Dalam fikih Islam Perwalian terbagi 3 macam, yakni sebagai berikut:
a.                   Perwalian jiwa (diri pribadi)
b.                  Perwalian harta
c.                   Perwalian jiwa dan harta
Perwalian bagi anak yatim atau orang yang tidak cakap bertindak dalam hukum seperti orang gila adalah perwalian jiwa dan harta. Ini artinya si wali berwenang mengurus pribadi dan mengelola pula harta orang di bawah perwaliannya. Hal tersebut sebagaimana dinyatakan oleh Hasyim[2] yaitu perwalian terhadap anak menurut hukum Islam meliputi perwalian terhadap diri pribadi anak tersebut dan perwalian terhadap harta bendanya.
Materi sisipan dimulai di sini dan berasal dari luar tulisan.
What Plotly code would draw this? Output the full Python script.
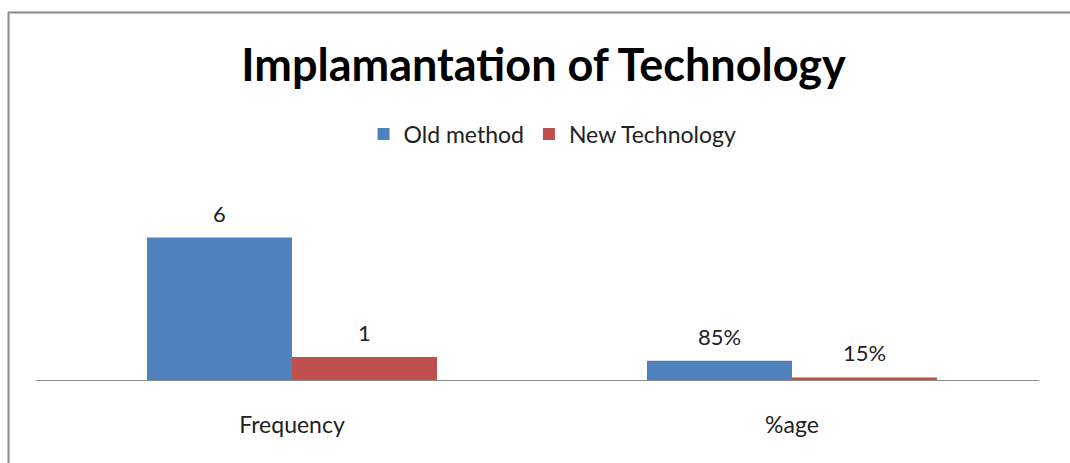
import plotly.graph_objects as go

# Chart data
categories = ["Frequency", "%age"]
old_method = [6, 0.85]
new_technology = [1, 0.15]
label_formats = ["{:.0f}", "{:.0%}"]

series_names = ["Old method", "New Technology"]
series_colors = ["#4F81BD", "#C0504D"]

W, H = 1070, 463
ML, MR, MT, MB = 36, 31, 170, 82
PX_PER_UNIT = 23.9
plot_h = H - MT - MB
y_top = plot_h / PX_PER_UNIT

BARGAP = 0.42
X_RANGE = [-0.512, 1.494]
FONT = "Lato, 'Open Sans', sans-serif"

fig = go.Figure()
xs = list(range(len(categories)))
for name, vals, color in zip(series_names, [old_method, new_technology], series_colors):
    fig.add_trace(go.Bar(
        x=xs, y=vals, name=name,
        marker=dict(color=color, line=dict(width=0)),
    ))

# value labels above each bar
n_series = 2
group_w = 1 - BARGAP
bar_w = group_w / n_series
annotations = []
for s, vals in enumerate([old_method, new_technology]):
    for i, v in enumerate(vals):
        cx = i - group_w / 2 + bar_w * (s + 0.5)
        annotations.append(dict(
            x=cx, y=v, xref="x", yref="y",
            text=label_formats[i].format(v),
            showarrow=False, yanchor="bottom", yshift=9,
            font=dict(family=FONT, size=22, color="#222222"),
        ))

fig.update_layout(
    width=W, height=H,
    margin=dict(l=ML, r=MR, t=MT, b=MB),
    paper_bgcolor="white", plot_bgcolor="white",
    barmode="group", bargap=BARGAP, bargroupgap=0,
    title=dict(
        text="<b>Implamantation of Technology</b>",
        x=0.508, xanchor="center", y=1 - 65 / H, yanchor="middle",
        font=dict(family=FONT, size=45, color="black"),
    ),
    legend=dict(
        orientation="h", x=0.515, xanchor="center",
        y=1 + (MT - 134) / plot_h, yanchor="middle",
        font=dict(family=FONT, size=23, color="#222222"),
        itemwidth=30, traceorder="normal",
    ),
    xaxis=dict(
        tickvals=xs, ticktext=categories, range=X_RANGE,
        showgrid=False, zeroline=False, showline=False, ticks="",
        ticklabelstandoff=28,
        tickfont=dict(family=FONT, size=23, color="#222222"),
    ),
    yaxis=dict(
        range=[0, y_top], visible=False, showgrid=False,
    ),
    annotations=annotations,
    showlegend=True,
)

# baseline under the bars
fig.add_shape(type="line", xref="paper", yref="y", x0=0, x1=1, y0=0, y1=0,
              line=dict(color="#8c8c8c", width=2))

# outer chart frame (top and left edges)
pw = W - ML - MR
def px_to_paper_x(px):
    return (px - ML) / pw
def px_to_paper_y(py):
    return (H - MB - py) / plot_h
fig.add_shape(type="line", xref="paper", yref="paper",
              x0=px_to_paper_x(8), x1=px_to_paper_x(W),
              y0=px_to_paper_y(12.5), y1=px_to_paper_y(12.5),
              line=dict(color="#8a8a8a", width=2))
fig.add_shape(type="line", xref="paper", yref="paper",
              x0=px_to_paper_x(8.5), x1=px_to_paper_x(8.5),
              y0=px_to_paper_y(12), y1=px_to_paper_y(H),
              line=dict(color="#8a8a8a", width=2))

fig.write_html("out.html")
Perwalian terhadap diri pribadi anak adalah dalam bentuk mengurus kepentingan diri si anak, mulai dari mengasuh, memelihara, serta memberi pendidikan dan bimbingan agama. Pengaturan ini juga mencakup dalam segala hal yang merupakan kebutuhan si anak. Semua pembiayaan hidup tersebut adalah menjadi tanggung jawab si wali. Sementara itu, perwalian terhadap harta bendanya adalah dalam bentuk mengelola harta benda si anak secara baik, termasuk mencatat sejumlah hartanya ketika dimulai perwalian, mencatat perubahan-perubahan hartanya selama perwalian, serta menyerahkan kembali kepada anak apabila telah selesai masa perwaliannya karena si anak telah dewasa dan mampu mengurus diri sendiri.



[1] Ahmad Rofiq,Hukum Perdata Islam di Indonesia,Raja Grafindo Persada,2013:Jakarta,hal 205
[2] Abdul Manan Hasyim, Hakim Mahkamah Syariah Provinsi Aceh di download dari http://www.idlo.int/DOCNews/240DOCF1.pdf. 2010.

No comments

Powered by Blogger.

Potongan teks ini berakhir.